— И все-таки что это такое?
— Если вам известно что-то большее, пожалуйста, просветите.
— Меня как раз беспокоит именно то, что я не знаю, в чем дело. Первое — как это произошло? И второе — меня поразило ваше самооб… то, что вы практически не волновались.
— Мне известно, что такое самообладание, мисс Лиленд. Аннаполис — это не Гарвард, но и не чертов провинциальный колледж. Первое: мы не узнаем, как это могло произойти, пока медицинский эксперт в Крайстчёрч не произведет вскрытие и не представит свой доклад. Второе: этот случай не является для меня первым. — Он смерил Халли таким взглядом, которому больше всего подходило определение «начальственный». — Если вы еще не заметили, вы находитесь на Южном полюсе. И умереть здесь очень легко.
Сцепив пальцы, Лиленд огляделась вокруг, словно пытаясь найти объяснение странному поведению этого человека, но видела лишь грязные стены, продырявленную фотографию и подвесной шкаф для документов.
Грейтер вздохнул, разведя поврежденными руками:
— Или вы предпочли бы видеть меня плачущим, бьющим себя в грудь и вырывающим остатки волос?
Говорить с ним — все равно что колотить кремнем по железу. Но ведь место, где Халли сейчас находится, — это терра инкогнита. И станция, и ее начальник, и сам Южный полюс. Весь континент, если на то пошло. Пока Халли не разберется во всем досконально, она будет прилагать максимум усилий, чтобы держаться в рамках приличий, быть вежливой и учтивой.
— Скажите, а эта женщина болела? Были какие-либо симптомы того, что такое может произойти? Имелись ли предпосылки? Ведь здесь же есть врач, верно?
— К чему все эти вопросы? Вы ведь даже не знали ее.
— Во-первых, она человеческое существо. Во-вторых, я — следователь Центра контроля заболеваний, ведущий расследование на месте происшествия. И занимаюсь именно патогенами, то есть болезнетворными организмами. В-третьих, если слухи об этом просочатся, репортеры замучают нас расспросами. И моему боссу на этот случай было бы неплохо иметь наготове хоть какие-то ответы. Да и вы, держу пари, тоже хотели бы кое-что узнать.

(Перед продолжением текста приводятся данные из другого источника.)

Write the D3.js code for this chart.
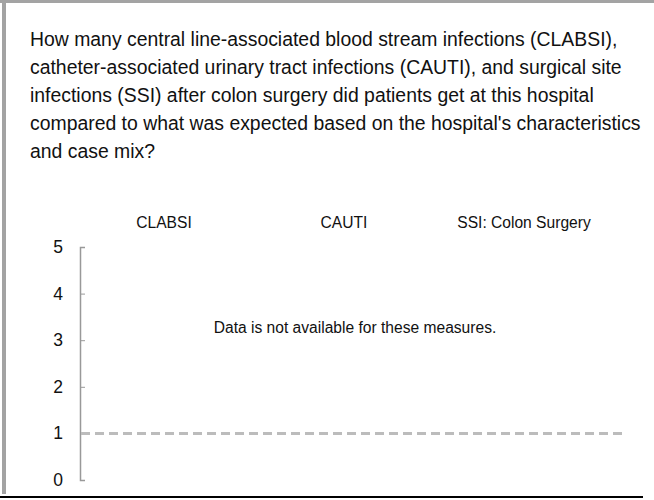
<!DOCTYPE html>
<html>
  <script src="https://cdnjs.cloudflare.com/ajax/libs/d3/7.8.5/d3.min.js"></script>
  <style>
    html, body {
      width: 654px;
      height: 500px;
      padding: 0px;
      margin: 0px;
      background: #fff;
      overflow: hidden;
    }
    #chart {
      position: absolute;
      left: 0;
      top: 0;
    }
    text {
      font-family: "Liberation Sans", Arial, sans-serif;
    }
  </style>
  <body>
    <div id="chart"></div>
    <script>
      var titleLines = [
        "How many central line-associated blood stream infections (CLABSI),",
        "catheter-associated urinary tract infections (CAUTI), and surgical site",
        "infections (SSI) after colon surgery did patients get at this hospital",
        "compared to what was expected based on the hospital's characteristics",
        "and case mix?"
      ];
      var measures = ["CLABSI", "CAUTI", "SSI: Colon Surgery"];
      var yTicks = [0, 1, 2, 3, 4, 5];
      var expectedRatio = 1;
      var noDataMessage = "Data is not available for these measures.";

      var width = 654, height = 500;
      var svg = d3.select("#chart").append("svg")
        .attr("width", width)
        .attr("height", height);

      // frame
      svg.append("rect").attr("x", 0).attr("y", 0).attr("width", width).attr("height", 3).attr("fill", "#a3a3a3");
      svg.append("rect").attr("x", 2).attr("y", 0).attr("width", 4).attr("height", 494).attr("fill", "#a3a3a3");
      svg.append("rect").attr("x", 0).attr("y", 496).attr("width", 643).attr("height", 2).attr("fill", "#000");

      // question
      svg.append("g").selectAll("text")
        .data(titleLines)
        .enter().append("text")
          .attr("x", 30)
          .attr("y", function(d, i) { return 46 + i * 28; })
          .style("font-size", "19.4px")
          .attr("fill", "#111")
          .text(function(d) { return d; });

      var x = d3.scaleBand().domain(measures).range([74, 614]);
      var y = d3.scaleLinear().domain([0, 5]).range([480, 247]);

      // measure headers
      svg.append("g").selectAll("text")
        .data(measures)
        .enter().append("text")
          .attr("x", function(d) { return x(d) + x.bandwidth() / 2; })
          .attr("y", 228)
          .attr("text-anchor", "middle")
          .style("font-size", "15.6px")
          .attr("fill", "#111")
          .text(function(d) { return d; });

      // y axis
      var yAxis = d3.axisRight(y).tickValues(yTicks).tickSize(5).tickFormat("");
      var ag = svg.append("g").attr("transform", "translate(80,0)").call(yAxis);
      ag.select(".domain").attr("stroke", "#999").attr("stroke-width", 1.5);
      ag.selectAll(".tick line").attr("stroke", "#999").attr("stroke-width", 1);

      svg.append("g").selectAll("text")
        .data(yTicks)
        .enter().append("text")
          .attr("x", 58)
          .attr("y", function(d) { return y(d) + 6; })
          .attr("text-anchor", "middle")
          .style("font-size", "17.5px")
          .attr("fill", "#111")
          .text(function(d) { return d; });

      // expected line
      svg.append("line")
        .attr("x1", 81).attr("x2", 622)
        .attr("y1", y(expectedRatio)).attr("y2", y(expectedRatio))
        .attr("stroke", "#bcbcbc")
        .attr("stroke-width", 3)
        .attr("stroke-dasharray", "9,5");

      svg.append("text")
        .attr("x", 355)
        .attr("y", 333)
        .attr("text-anchor", "middle")
        .style("font-size", "15.6px")
        .attr("fill", "#111")
        .text(noDataMessage);
    </script>
  </body>
</html>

В глазах собеседника Халли увидела новый блеск — удивление или раздражение, а может, и то, и другое.
— Будь она больна, Агнес Мерритт была бы в курсе. Ведь она ведущий научный сотрудник. Ланеэн была пробиркой и работала под ее руководством. Если были какие-либо симптомы, доктор должен был знать о них. — Брови Грейтера взметнулись, он поднял вверх костлявый указательный палец. — Теперь для протокола: я не собираюсь тратить ни одной секунды ради чьих-то боссов, и моя должностная инструкция не предписывает мне функции специалиста по психологии катастроф или психотерапевта. Не стану утомлять вас перечислением своих должностных обязанностей, но поскольку до начала зимовки остается четыре с половиной дня, я, скажу вам откровенно, простите мой французский, затрахан донельзя. А вы усугубляете это мое состояние, не позволяя мне хоть чуточку расслабиться.
— Очень жаль об этом слышать. Но если вспомните, именно вы просили меня зайти.
— А если вы вспомните, то я просил вас зайти не для того, чтобы поговорить о докторе Ланеэн.
— А что у вас с руками? — поинтересовалась Халли. Внешняя сторона ладоней начальника станции была сплошь в покраснениях, трещинах и опрелостях.
— Полярные руки. Ведь здесь нулевая влажность. Кожа постоянно на ветру.
«Полярное горло, полярная простуда, полярные руки, — подумала Халли. — Что еще? Полярные мозги? Возможно и такое».
— Наверное, они болят?
— Только поначалу. А потом нервы отмирают.
— Хорошо, что вы не играете на рояле.
— Вообще-то играю. Правда, темп аллегро уже не для меня.
Девушка попыталась представить начальника станции услаждающим музыкой слух гостей на вечеринке с коктейлями, но не смогла — воображение отказывало.
— Такое со всеми случается?
— Практически да. Вы и сами выглядите не очень хорошо, мисс Лиленд. Быть может, вам следует подумать о том, как выбраться отсюда следующим рейсом.
4
Раннее утро понедельника. Дональд Барнард никогда подолгу не залеживался в постели, вот и сейчас он уже сидел с чашкой кофе в кабинете своего дома в Силвер-Спринг. Это был мощный мужчина, набравший двадцать фунтов веса за тридцать пять лет, прошедших с тех пор, как он играл крайним нападающим в команде по американскому футболу за Вирджинский университет. Его волосы и усы поседели, а кожу на лице изрезали глубокие морщины, из-за того что он постоянно щурился, плавая по Чисапигскому заливу под ярким солнцем. Его жена Лусьена еще спала.